(WHAT IS BEING ASKED):
Restate the data below word for word. Skip any images it contains.

(INFORMATION SUPPLIED):
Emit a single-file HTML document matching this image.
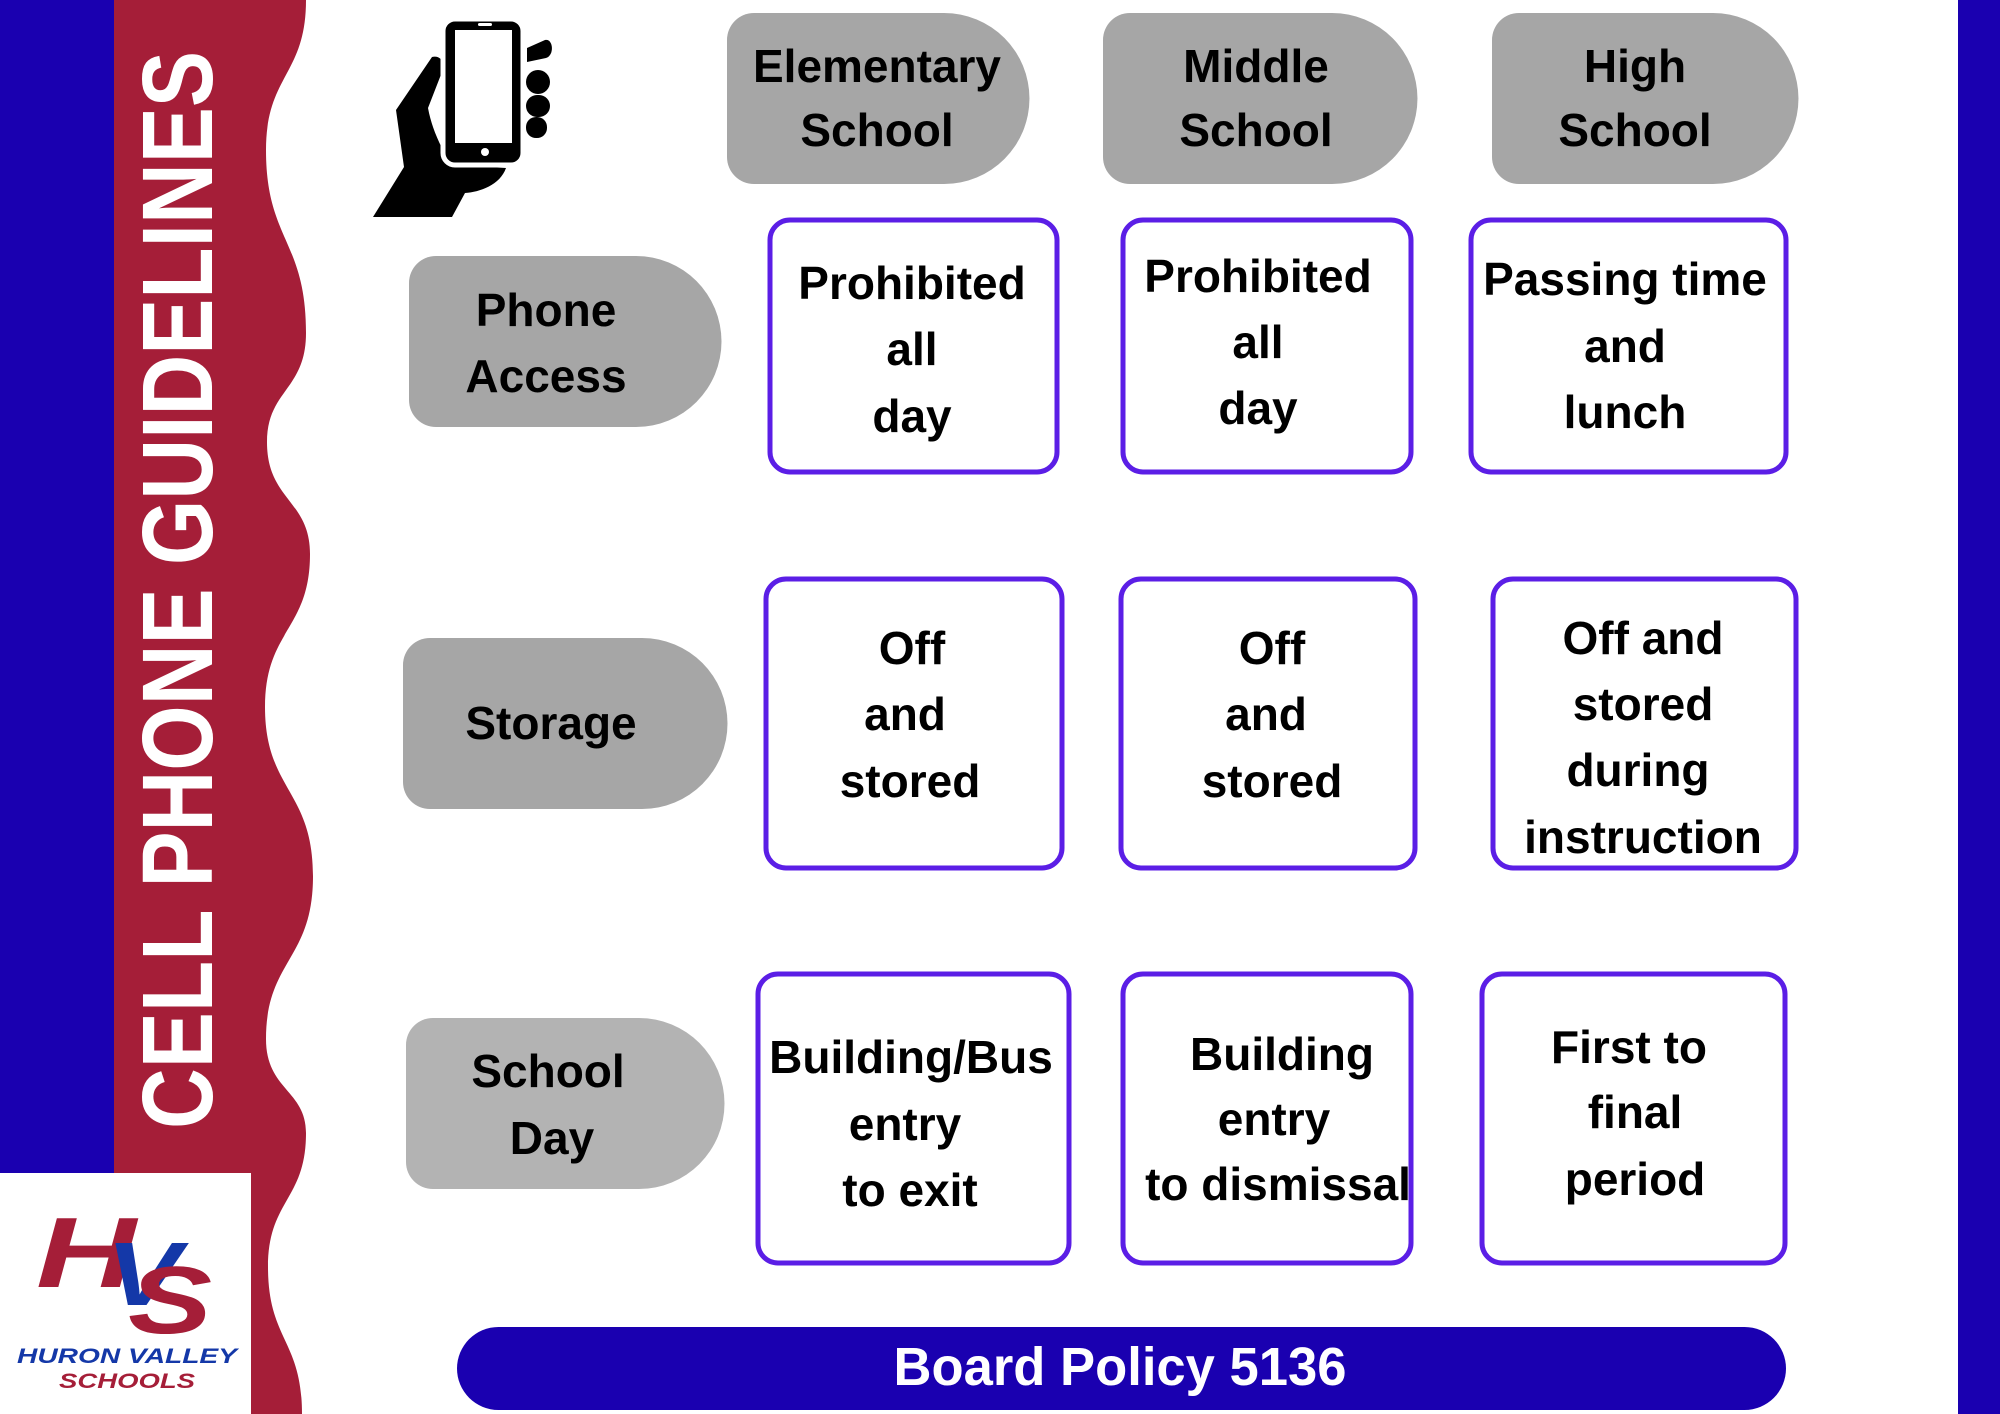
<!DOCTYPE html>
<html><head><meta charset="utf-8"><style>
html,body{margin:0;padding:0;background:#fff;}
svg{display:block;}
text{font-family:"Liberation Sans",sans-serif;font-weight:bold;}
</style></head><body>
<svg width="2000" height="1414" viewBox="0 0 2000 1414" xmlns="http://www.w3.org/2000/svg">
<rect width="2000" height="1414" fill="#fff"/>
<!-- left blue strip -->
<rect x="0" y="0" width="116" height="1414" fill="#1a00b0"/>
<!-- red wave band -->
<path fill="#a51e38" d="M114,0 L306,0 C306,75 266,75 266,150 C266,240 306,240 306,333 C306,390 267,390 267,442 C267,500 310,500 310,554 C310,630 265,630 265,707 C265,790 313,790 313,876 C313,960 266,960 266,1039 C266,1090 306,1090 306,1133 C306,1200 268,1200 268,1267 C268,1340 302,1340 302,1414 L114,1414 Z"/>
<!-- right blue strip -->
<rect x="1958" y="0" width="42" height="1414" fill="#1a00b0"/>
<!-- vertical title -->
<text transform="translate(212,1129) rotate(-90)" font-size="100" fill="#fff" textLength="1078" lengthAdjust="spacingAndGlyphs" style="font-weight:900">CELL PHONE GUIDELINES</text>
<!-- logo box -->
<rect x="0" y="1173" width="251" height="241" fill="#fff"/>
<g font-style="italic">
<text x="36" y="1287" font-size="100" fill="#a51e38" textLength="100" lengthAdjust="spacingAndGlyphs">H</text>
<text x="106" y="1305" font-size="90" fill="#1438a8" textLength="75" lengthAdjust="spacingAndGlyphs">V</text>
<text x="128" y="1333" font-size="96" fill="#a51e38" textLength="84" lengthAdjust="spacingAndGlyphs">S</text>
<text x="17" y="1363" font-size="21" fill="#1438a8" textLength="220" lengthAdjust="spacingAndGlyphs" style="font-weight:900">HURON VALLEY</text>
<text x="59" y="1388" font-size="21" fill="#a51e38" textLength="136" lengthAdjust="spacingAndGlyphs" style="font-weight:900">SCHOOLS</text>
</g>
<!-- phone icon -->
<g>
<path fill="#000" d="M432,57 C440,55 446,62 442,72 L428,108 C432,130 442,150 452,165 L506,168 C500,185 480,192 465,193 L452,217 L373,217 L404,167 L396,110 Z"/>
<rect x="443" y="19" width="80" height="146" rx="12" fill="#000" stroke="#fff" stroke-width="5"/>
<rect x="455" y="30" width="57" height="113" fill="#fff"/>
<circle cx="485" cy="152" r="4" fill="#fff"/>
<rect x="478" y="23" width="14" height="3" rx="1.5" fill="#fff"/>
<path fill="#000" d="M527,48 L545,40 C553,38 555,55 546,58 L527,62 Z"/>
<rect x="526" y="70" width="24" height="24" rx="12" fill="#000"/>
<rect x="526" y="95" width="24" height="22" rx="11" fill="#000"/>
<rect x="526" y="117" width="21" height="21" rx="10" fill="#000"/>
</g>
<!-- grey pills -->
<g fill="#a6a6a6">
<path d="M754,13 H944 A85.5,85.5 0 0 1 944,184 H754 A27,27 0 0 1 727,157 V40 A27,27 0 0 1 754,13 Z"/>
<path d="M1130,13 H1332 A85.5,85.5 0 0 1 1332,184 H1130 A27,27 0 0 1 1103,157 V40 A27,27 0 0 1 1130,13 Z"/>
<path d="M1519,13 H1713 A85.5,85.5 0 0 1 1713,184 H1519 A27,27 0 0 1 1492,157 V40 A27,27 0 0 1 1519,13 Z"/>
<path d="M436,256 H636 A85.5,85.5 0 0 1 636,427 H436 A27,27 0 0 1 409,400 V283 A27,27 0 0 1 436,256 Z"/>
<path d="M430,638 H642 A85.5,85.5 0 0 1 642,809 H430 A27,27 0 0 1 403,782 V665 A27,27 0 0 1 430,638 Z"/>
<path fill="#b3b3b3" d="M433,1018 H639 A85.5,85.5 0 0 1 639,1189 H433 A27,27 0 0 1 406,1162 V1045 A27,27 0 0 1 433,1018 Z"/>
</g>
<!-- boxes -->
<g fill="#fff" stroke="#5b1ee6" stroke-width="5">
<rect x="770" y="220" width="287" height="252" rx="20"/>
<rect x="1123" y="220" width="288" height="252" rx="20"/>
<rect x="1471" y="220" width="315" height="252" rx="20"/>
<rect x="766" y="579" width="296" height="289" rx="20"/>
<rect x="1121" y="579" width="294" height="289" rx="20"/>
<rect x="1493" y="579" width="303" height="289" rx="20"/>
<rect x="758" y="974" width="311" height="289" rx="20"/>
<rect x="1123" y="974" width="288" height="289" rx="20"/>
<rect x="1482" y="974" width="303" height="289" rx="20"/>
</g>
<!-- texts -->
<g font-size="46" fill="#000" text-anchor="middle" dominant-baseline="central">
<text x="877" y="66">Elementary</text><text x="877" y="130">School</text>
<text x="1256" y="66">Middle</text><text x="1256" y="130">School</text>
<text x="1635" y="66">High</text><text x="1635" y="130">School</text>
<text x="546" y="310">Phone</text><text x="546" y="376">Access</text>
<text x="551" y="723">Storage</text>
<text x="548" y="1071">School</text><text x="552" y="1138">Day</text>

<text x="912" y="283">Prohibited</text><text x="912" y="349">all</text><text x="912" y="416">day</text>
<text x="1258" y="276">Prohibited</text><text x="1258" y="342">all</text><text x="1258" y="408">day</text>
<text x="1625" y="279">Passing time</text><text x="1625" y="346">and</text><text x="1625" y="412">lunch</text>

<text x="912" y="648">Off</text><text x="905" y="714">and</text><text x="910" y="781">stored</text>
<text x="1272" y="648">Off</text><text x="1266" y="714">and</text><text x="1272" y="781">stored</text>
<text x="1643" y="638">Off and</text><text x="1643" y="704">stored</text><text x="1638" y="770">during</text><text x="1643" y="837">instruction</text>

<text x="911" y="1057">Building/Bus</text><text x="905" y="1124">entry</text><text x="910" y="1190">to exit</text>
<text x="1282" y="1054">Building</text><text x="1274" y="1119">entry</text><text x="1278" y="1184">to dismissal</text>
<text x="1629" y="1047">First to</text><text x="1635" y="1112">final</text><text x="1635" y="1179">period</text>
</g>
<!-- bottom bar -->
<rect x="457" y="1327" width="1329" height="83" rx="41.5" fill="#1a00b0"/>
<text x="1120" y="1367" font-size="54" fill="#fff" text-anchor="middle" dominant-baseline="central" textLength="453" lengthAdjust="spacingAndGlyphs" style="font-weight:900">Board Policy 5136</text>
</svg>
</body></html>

(TASK ANSWER):
Emit a single-file HTML document matching this image.
<!DOCTYPE html>
<html><head><meta charset="utf-8"><style>
html,body{margin:0;padding:0;background:#fff;}
svg{display:block;}
text{font-family:"Liberation Sans",sans-serif;font-weight:bold;}
</style></head><body>
<svg width="2000" height="1414" viewBox="0 0 2000 1414" xmlns="http://www.w3.org/2000/svg">
<rect width="2000" height="1414" fill="#fff"/>
<!-- left blue strip -->
<rect x="0" y="0" width="116" height="1414" fill="#1a00b0"/>
<!-- red wave band -->
<path fill="#a51e38" d="M114,0 L306,0 C306,75 266,75 266,150 C266,240 306,240 306,333 C306,390 267,390 267,442 C267,500 310,500 310,554 C310,630 265,630 265,707 C265,790 313,790 313,876 C313,960 266,960 266,1039 C266,1090 306,1090 306,1133 C306,1200 268,1200 268,1267 C268,1340 302,1340 302,1414 L114,1414 Z"/>
<!-- right blue strip -->
<rect x="1958" y="0" width="42" height="1414" fill="#1a00b0"/>
<!-- vertical title -->
<text transform="translate(212,1129) rotate(-90)" font-size="100" fill="#fff" textLength="1078" lengthAdjust="spacingAndGlyphs" style="font-weight:900">CELL PHONE GUIDELINES</text>
<!-- logo box -->
<rect x="0" y="1173" width="251" height="241" fill="#fff"/>
<g font-style="italic">
<text x="36" y="1287" font-size="100" fill="#a51e38" textLength="100" lengthAdjust="spacingAndGlyphs">H</text>
<text x="106" y="1305" font-size="90" fill="#1438a8" textLength="75" lengthAdjust="spacingAndGlyphs">V</text>
<text x="128" y="1333" font-size="96" fill="#a51e38" textLength="84" lengthAdjust="spacingAndGlyphs">S</text>
<text x="17" y="1363" font-size="21" fill="#1438a8" textLength="220" lengthAdjust="spacingAndGlyphs" style="font-weight:900">HURON VALLEY</text>
<text x="59" y="1388" font-size="21" fill="#a51e38" textLength="136" lengthAdjust="spacingAndGlyphs" style="font-weight:900">SCHOOLS</text>
</g>
<!-- phone icon -->
<g>
<path fill="#000" d="M432,57 C440,55 446,62 442,72 L428,108 C432,130 442,150 452,165 L506,168 C500,185 480,192 465,193 L452,217 L373,217 L404,167 L396,110 Z"/>
<rect x="443" y="19" width="80" height="146" rx="12" fill="#000" stroke="#fff" stroke-width="5"/>
<rect x="455" y="30" width="57" height="113" fill="#fff"/>
<circle cx="485" cy="152" r="4" fill="#fff"/>
<rect x="478" y="23" width="14" height="3" rx="1.5" fill="#fff"/>
<path fill="#000" d="M527,48 L545,40 C553,38 555,55 546,58 L527,62 Z"/>
<rect x="526" y="70" width="24" height="24" rx="12" fill="#000"/>
<rect x="526" y="95" width="24" height="22" rx="11" fill="#000"/>
<rect x="526" y="117" width="21" height="21" rx="10" fill="#000"/>
</g>
<!-- grey pills -->
<g fill="#a6a6a6">
<path d="M754,13 H944 A85.5,85.5 0 0 1 944,184 H754 A27,27 0 0 1 727,157 V40 A27,27 0 0 1 754,13 Z"/>
<path d="M1130,13 H1332 A85.5,85.5 0 0 1 1332,184 H1130 A27,27 0 0 1 1103,157 V40 A27,27 0 0 1 1130,13 Z"/>
<path d="M1519,13 H1713 A85.5,85.5 0 0 1 1713,184 H1519 A27,27 0 0 1 1492,157 V40 A27,27 0 0 1 1519,13 Z"/>
<path d="M436,256 H636 A85.5,85.5 0 0 1 636,427 H436 A27,27 0 0 1 409,400 V283 A27,27 0 0 1 436,256 Z"/>
<path d="M430,638 H642 A85.5,85.5 0 0 1 642,809 H430 A27,27 0 0 1 403,782 V665 A27,27 0 0 1 430,638 Z"/>
<path fill="#b3b3b3" d="M433,1018 H639 A85.5,85.5 0 0 1 639,1189 H433 A27,27 0 0 1 406,1162 V1045 A27,27 0 0 1 433,1018 Z"/>
</g>
<!-- boxes -->
<g fill="#fff" stroke="#5b1ee6" stroke-width="5">
<rect x="770" y="220" width="287" height="252" rx="20"/>
<rect x="1123" y="220" width="288" height="252" rx="20"/>
<rect x="1471" y="220" width="315" height="252" rx="20"/>
<rect x="766" y="579" width="296" height="289" rx="20"/>
<rect x="1121" y="579" width="294" height="289" rx="20"/>
<rect x="1493" y="579" width="303" height="289" rx="20"/>
<rect x="758" y="974" width="311" height="289" rx="20"/>
<rect x="1123" y="974" width="288" height="289" rx="20"/>
<rect x="1482" y="974" width="303" height="289" rx="20"/>
</g>
<!-- texts -->
<g font-size="46" fill="#000" text-anchor="middle" dominant-baseline="central">
<text x="877" y="66">Elementary</text><text x="877" y="130">School</text>
<text x="1256" y="66">Middle</text><text x="1256" y="130">School</text>
<text x="1635" y="66">High</text><text x="1635" y="130">School</text>
<text x="546" y="310">Phone</text><text x="546" y="376">Access</text>
<text x="551" y="723">Storage</text>
<text x="548" y="1071">School</text><text x="552" y="1138">Day</text>

<text x="912" y="283">Prohibited</text><text x="912" y="349">all</text><text x="912" y="416">day</text>
<text x="1258" y="276">Prohibited</text><text x="1258" y="342">all</text><text x="1258" y="408">day</text>
<text x="1625" y="279">Passing time</text><text x="1625" y="346">and</text><text x="1625" y="412">lunch</text>

<text x="912" y="648">Off</text><text x="905" y="714">and</text><text x="910" y="781">stored</text>
<text x="1272" y="648">Off</text><text x="1266" y="714">and</text><text x="1272" y="781">stored</text>
<text x="1643" y="638">Off and</text><text x="1643" y="704">stored</text><text x="1638" y="770">during</text><text x="1643" y="837">instruction</text>

<text x="911" y="1057">Building/Bus</text><text x="905" y="1124">entry</text><text x="910" y="1190">to exit</text>
<text x="1282" y="1054">Building</text><text x="1274" y="1119">entry</text><text x="1278" y="1184">to dismissal</text>
<text x="1629" y="1047">First to</text><text x="1635" y="1112">final</text><text x="1635" y="1179">period</text>
</g>
<!-- bottom bar -->
<rect x="457" y="1327" width="1329" height="83" rx="41.5" fill="#1a00b0"/>
<text x="1120" y="1367" font-size="54" fill="#fff" text-anchor="middle" dominant-baseline="central" textLength="453" lengthAdjust="spacingAndGlyphs" style="font-weight:900">Board Policy 5136</text>
</svg>
</body></html>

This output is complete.